Sports teams sometimes come back to win 1 - or 2 - games after being down 3 games-to-none. But frequently, they cave in in Game 6 and get eliminated because they start to think ahead to Game 7 without realizing that they need to step up and show up for Game 6 to force that seventh game.

That’s what happened to my Montreal Canadiens this post-season. Down 1-3 in the Series, the were up in the third period of Game 5 but they began to think ahead to Game 6 (if not 7) and out-of-nowhere, the Philadelphia Flyers stormed back to defeat the Habs in Game 5, making talk of a Game 6 (or 7) moot.

But, we’re not talking hockey; we’re talking litigation.

Constructive Dismissal?

In fact, by Sunday night, I was confident that I could win the Provisional Injunction battle the next day and God willing, win again in the subsequent Interlocutory Injunction Showdown, too.

I did not know how, but I knew it was feasible.

Suffice to say, by now, I was certain about winning the eventual Merits stage of the trial, too; the problem was getting there without spending hundreds of thousands of dollars.

I had spent most of Saturday going through each paragraph and every single exhibit and turned each one against them; as good lawyers are supposed to do when limited to using evidence that is on the face of the record.

Sunday, I spent some time analyzing cases of constructive dismissal. While I was surely a victim of that, I decided to shift the focus away from even mentioning constructive dismissal as a defense theme.

As the name somewhat implies, constructive dismissal includes:

- loss of reponsibilities
- loss of salary
- loss of power and prestige
- being overlooked for a promotion you asked for and even if you deserved it…
- etc.

The point is, if company A buys company B at which you are a VP and after the deal your role changes and you resign, you are for all intents and purposes “dismissed” in the eyes of the courts. Please note, I am not a lawyer, I was just acting as one, so make sure you speak to an actual employment lawyer on this point.

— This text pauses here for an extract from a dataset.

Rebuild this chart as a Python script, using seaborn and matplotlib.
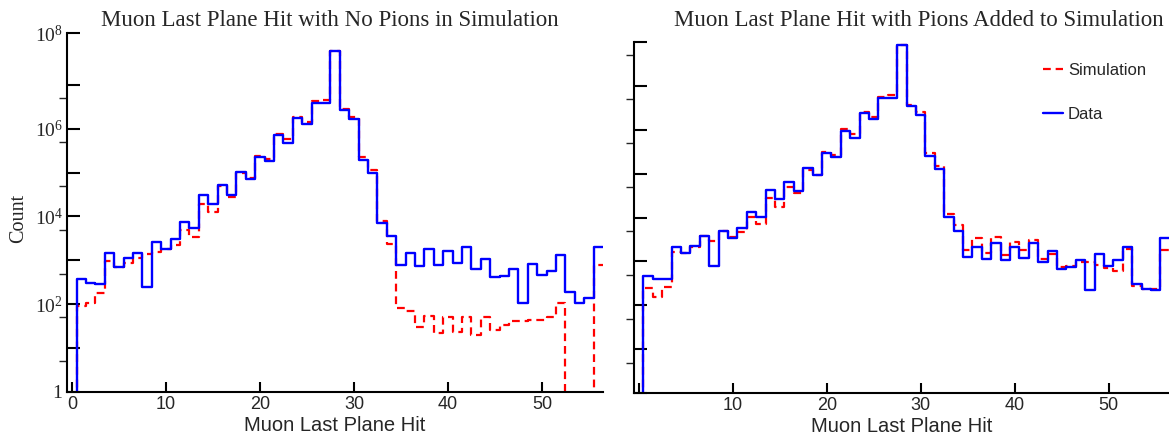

However, much like I decided not to argue the validity of the non-competition agreement (without stating that it was indeed valid; for it was broad and ambiguous, something that the courts automatically strike down), I decided to argue that the businesses were not competitive.

I did this because ultimately that would be the crux of the argument, but I also was limited to the evidence that was on the face of the record.

The way their lawyers had mishandled their case, I could not really touch on the other points (was the non-competition agreement valid? Was I a victim of constructive dismissal?) but I could certainly turn the knife in their hand around and cut their necks off by stressing that “look, my lady, they themselves admit that we don’t compete”.

The decision to go with this argument was very much akin to sticking to a more conservative running game in order tto put up points on the board, instead of the more flamboyant but risky aerial assault of hurling hail marries in the hope of scoring big.

But, as I said, we’re not talking football, we’re talking litigation.

An Epic Battle Lurked Around the Corner

Regardless of the outcome, it would be epic: I would either put up a worthy resistance but succumb to the weight and vitriol of the offensive or find a way to destroy the enemy forces in a legendary fashion with no precedent: a mere mortal and commoner taking on a gargantuan empire represented by two litigators from one of Canada’s most distinguished - and feared - law firms, led by the outgoing President of the Bar Association.